> [What is needed]
Retype each line exactly. Skip images.

> [Collected material]
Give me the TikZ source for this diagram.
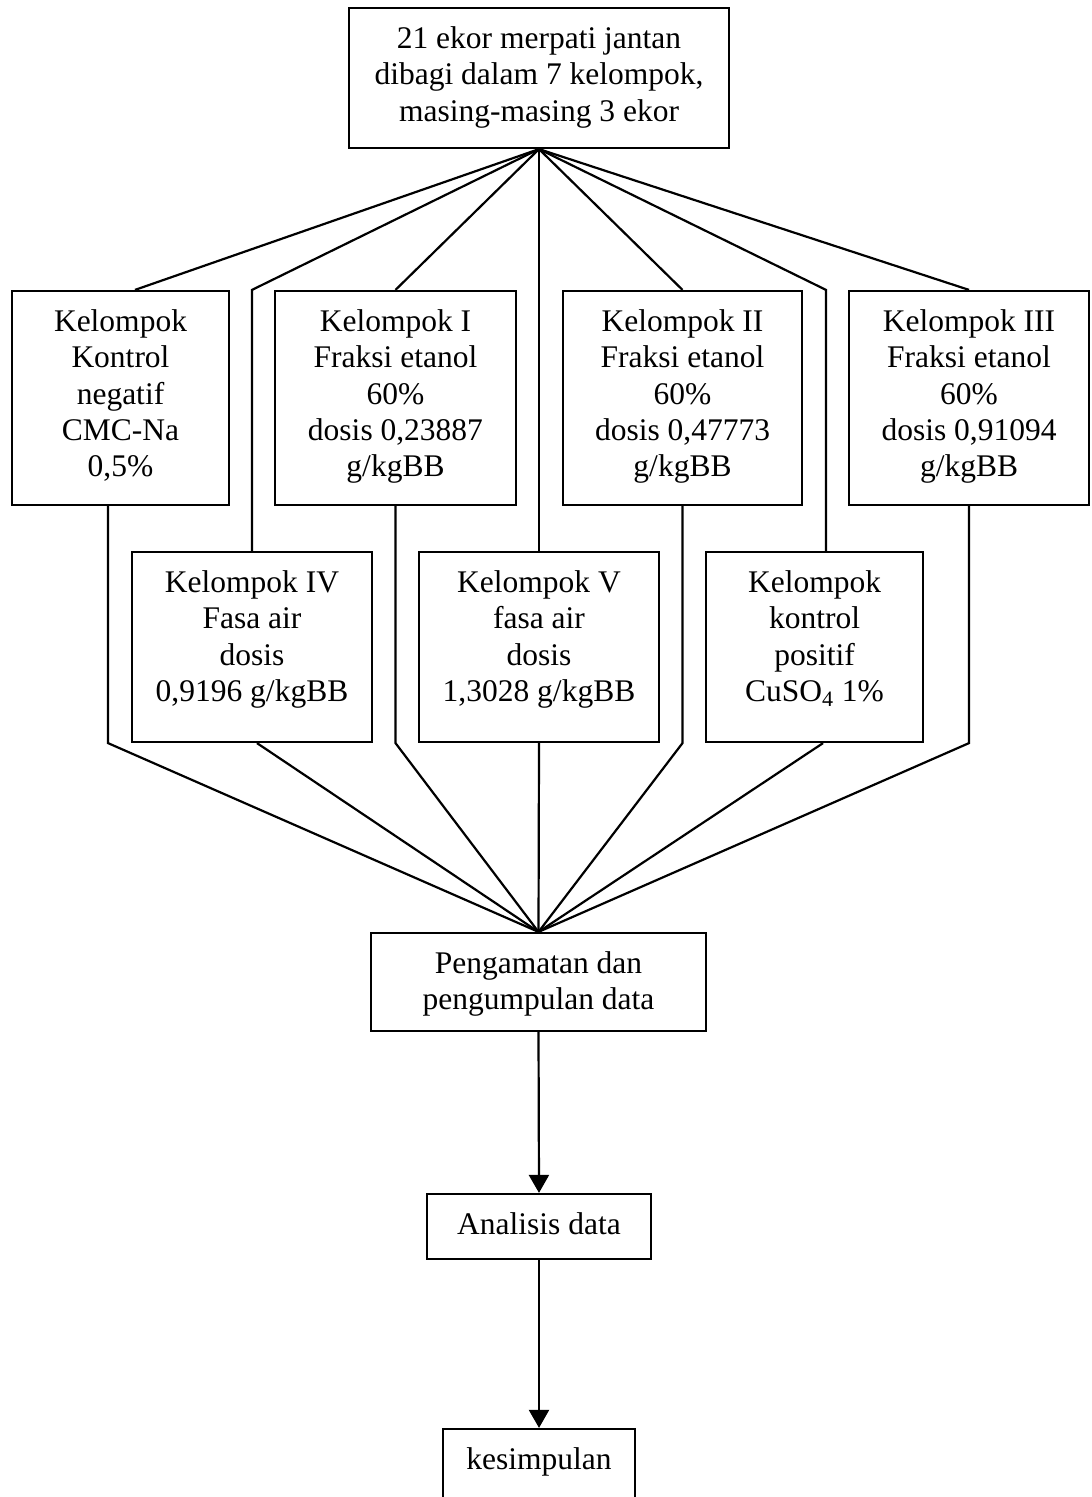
\documentclass[tikz,border=0pt]{standalone}
\usepackage{fontspec}
\setmainfont{Liberation Serif}
\usetikzlibrary{arrows.meta}
\begin{document}
\begin{tikzpicture}[x=0.5pt,y=-0.5pt,
  box/.style={draw, line width=1.1pt, inner sep=0pt},
  txt/.style={align=center, inner sep=0pt, anchor=north, yshift=-9.75pt,
              font=\fontsize{15.75}{18.15}\selectfont},
  conn/.style={line width=1.1pt, line join=miter},
  arr/.style={conn, -{Triangle[length=9pt,width=10pt]}}]
\clip (0,0) rectangle (1091,1497);
\fill[white] (0,0) rectangle (1091,1497);
% boxes
\node[box, minimum width=190pt, minimum height=70pt] (top) at (539,78) {};
\node[box, minimum width=108.5pt, minimum height=107pt] (kn) at (120.5,398) {};
\node[box, minimum width=120.5pt, minimum height=107pt] (k1) at (395.5,398) {};
\node[box, minimum width=119.5pt, minimum height=107pt] (k2) at (682.5,398) {};
\node[box, minimum width=120pt, minimum height=107pt] (k3) at (969,398) {};
\node[box, minimum width=120pt, minimum height=95pt] (k4) at (252,647) {};
\node[box, minimum width=120pt, minimum height=95pt] (k5) at (539,647) {};
\node[box, minimum width=108.5pt, minimum height=95pt] (kp) at (814.5,647) {};
\node[box, minimum width=167.5pt, minimum height=49pt] (peng) at (538.5,982) {};
\node[box, minimum width=112pt, minimum height=32.5pt] (anal) at (539,1226.5) {};
\node[box, minimum width=96pt, minimum height=55.5pt] (kes) at (539,1484.5) {};
% texts
\node[txt] (ttop) at (top.north) {21 ekor merpati jantan\\dibagi dalam 7 kelompok,\\masing-masing 3 ekor};
\node[txt] (tkn) at (kn.north) {Kelompok\\Kontrol\\negatif\\CMC-Na\\0,5\%};
\node[txt] (tk1) at (k1.north) {Kelompok I\\Fraksi etanol\\60\%\\dosis 0,23887\\g/kgBB};
\node[txt] (tk2) at (k2.north) {Kelompok II\\Fraksi etanol\\60\%\\dosis 0,47773\\g/kgBB};
\node[txt] (tk3) at (k3.north) {Kelompok III\\Fraksi etanol\\60\%\\dosis 0,91094\\g/kgBB};
\node[txt] (tk4) at (k4.north) {Kelompok IV\\Fasa air\\dosis\\0,9196 g/kgBB};
\node[txt] (tk5) at (k5.north) {Kelompok V\\fasa air\\dosis\\1,3028 g/kgBB};
\node[txt] (tkp) at (kp.north) {Kelompok\\kontrol\\positif\\CuSO\textsubscript{4} 1\%};
\node[txt] (tpeng) at (peng.north) {Pengamatan dan\\pengumpulan data};
\node[txt] (tanal) at (anal.north) {Analisis data};
\node[txt] (tkes) at (kes.north) {kesimpulan};
% helper coordinates
\coordinate (knin) at ([xshift=7.25pt]kn.north);
\coordinate (kpin) at ([xshift=5.75pt]kp.north);
\coordinate (knout) at ([xshift=-6.25pt]kn.south);
\coordinate (k4out) at ([xshift=2.5pt]k4.south);
\coordinate (kpout) at ([xshift=4.25pt]kp.south);
% top fan
\draw[conn] (top.south) -- (knin);
\draw[conn] (top.south) -- (k4.north |- kn.north) -- (k4.north);
\draw[conn] (top.south) -- (k1.north);
\draw[conn] (top.south) -- (k5.north);
\draw[conn] (top.south) -- (k2.north);
\draw[conn] (top.south) -- (kpin |- k2.north) -- (kpin);
\draw[conn] (top.south) -- (k3.north);
% bottom fan
\draw[conn] (knout) -- (knout |- k4.south) -- (peng.north);
\draw[conn] (k4out) -- (peng.north);
\draw[conn] (k1.south) -- (k1.south |- k4.south) -- (peng.north);
\draw[conn] (k5.south) -- (peng.north);
\draw[conn] (k2.south) -- (k2.south |- k4.south) -- (peng.north);
\draw[conn] (kpout) -- (peng.north);
\draw[conn] (k3.south) -- (k3.south |- k4.south) -- (peng.north);
% arrows
\draw[arr] (peng.south) -- (anal.north);
\draw[arr] (anal.south) -- (kes.north);
\end{tikzpicture}
\end{document}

> [Output of the exercise]
Give me the TikZ source for this diagram.
\documentclass[tikz,border=0pt]{standalone}
\usepackage{fontspec}
\setmainfont{Liberation Serif}
\usetikzlibrary{arrows.meta}
\begin{document}
\begin{tikzpicture}[x=0.5pt,y=-0.5pt,
  box/.style={draw, line width=1.1pt, inner sep=0pt},
  txt/.style={align=center, inner sep=0pt, anchor=north, yshift=-9.75pt,
              font=\fontsize{15.75}{18.15}\selectfont},
  conn/.style={line width=1.1pt, line join=miter},
  arr/.style={conn, -{Triangle[length=9pt,width=10pt]}}]
\clip (0,0) rectangle (1091,1497);
\fill[white] (0,0) rectangle (1091,1497);
% boxes
\node[box, minimum width=190pt, minimum height=70pt] (top) at (539,78) {};
\node[box, minimum width=108.5pt, minimum height=107pt] (kn) at (120.5,398) {};
\node[box, minimum width=120.5pt, minimum height=107pt] (k1) at (395.5,398) {};
\node[box, minimum width=119.5pt, minimum height=107pt] (k2) at (682.5,398) {};
\node[box, minimum width=120pt, minimum height=107pt] (k3) at (969,398) {};
\node[box, minimum width=120pt, minimum height=95pt] (k4) at (252,647) {};
\node[box, minimum width=120pt, minimum height=95pt] (k5) at (539,647) {};
\node[box, minimum width=108.5pt, minimum height=95pt] (kp) at (814.5,647) {};
\node[box, minimum width=167.5pt, minimum height=49pt] (peng) at (538.5,982) {};
\node[box, minimum width=112pt, minimum height=32.5pt] (anal) at (539,1226.5) {};
\node[box, minimum width=96pt, minimum height=55.5pt] (kes) at (539,1484.5) {};
% texts
\node[txt] (ttop) at (top.north) {21 ekor merpati jantan\\dibagi dalam 7 kelompok,\\masing-masing 3 ekor};
\node[txt] (tkn) at (kn.north) {Kelompok\\Kontrol\\negatif\\CMC-Na\\0,5\%};
\node[txt] (tk1) at (k1.north) {Kelompok I\\Fraksi etanol\\60\%\\dosis 0,23887\\g/kgBB};
\node[txt] (tk2) at (k2.north) {Kelompok II\\Fraksi etanol\\60\%\\dosis 0,47773\\g/kgBB};
\node[txt] (tk3) at (k3.north) {Kelompok III\\Fraksi etanol\\60\%\\dosis 0,91094\\g/kgBB};
\node[txt] (tk4) at (k4.north) {Kelompok IV\\Fasa air\\dosis\\0,9196 g/kgBB};
\node[txt] (tk5) at (k5.north) {Kelompok V\\fasa air\\dosis\\1,3028 g/kgBB};
\node[txt] (tkp) at (kp.north) {Kelompok\\kontrol\\positif\\CuSO\textsubscript{4} 1\%};
\node[txt] (tpeng) at (peng.north) {Pengamatan dan\\pengumpulan data};
\node[txt] (tanal) at (anal.north) {Analisis data};
\node[txt] (tkes) at (kes.north) {kesimpulan};
% helper coordinates
\coordinate (knin) at ([xshift=7.25pt]kn.north);
\coordinate (kpin) at ([xshift=5.75pt]kp.north);
\coordinate (knout) at ([xshift=-6.25pt]kn.south);
\coordinate (k4out) at ([xshift=2.5pt]k4.south);
\coordinate (kpout) at ([xshift=4.25pt]kp.south);
% top fan
\draw[conn] (top.south) -- (knin);
\draw[conn] (top.south) -- (k4.north |- kn.north) -- (k4.north);
\draw[conn] (top.south) -- (k1.north);
\draw[conn] (top.south) -- (k5.north);
\draw[conn] (top.south) -- (k2.north);
\draw[conn] (top.south) -- (kpin |- k2.north) -- (kpin);
\draw[conn] (top.south) -- (k3.north);
% bottom fan
\draw[conn] (knout) -- (knout |- k4.south) -- (peng.north);
\draw[conn] (k4out) -- (peng.north);
\draw[conn] (k1.south) -- (k1.south |- k4.south) -- (peng.north);
\draw[conn] (k5.south) -- (peng.north);
\draw[conn] (k2.south) -- (k2.south |- k4.south) -- (peng.north);
\draw[conn] (kpout) -- (peng.north);
\draw[conn] (k3.south) -- (k3.south |- k4.south) -- (peng.north);
% arrows
\draw[arr] (peng.south) -- (anal.north);
\draw[arr] (anal.south) -- (kes.north);
\end{tikzpicture}
\end{document}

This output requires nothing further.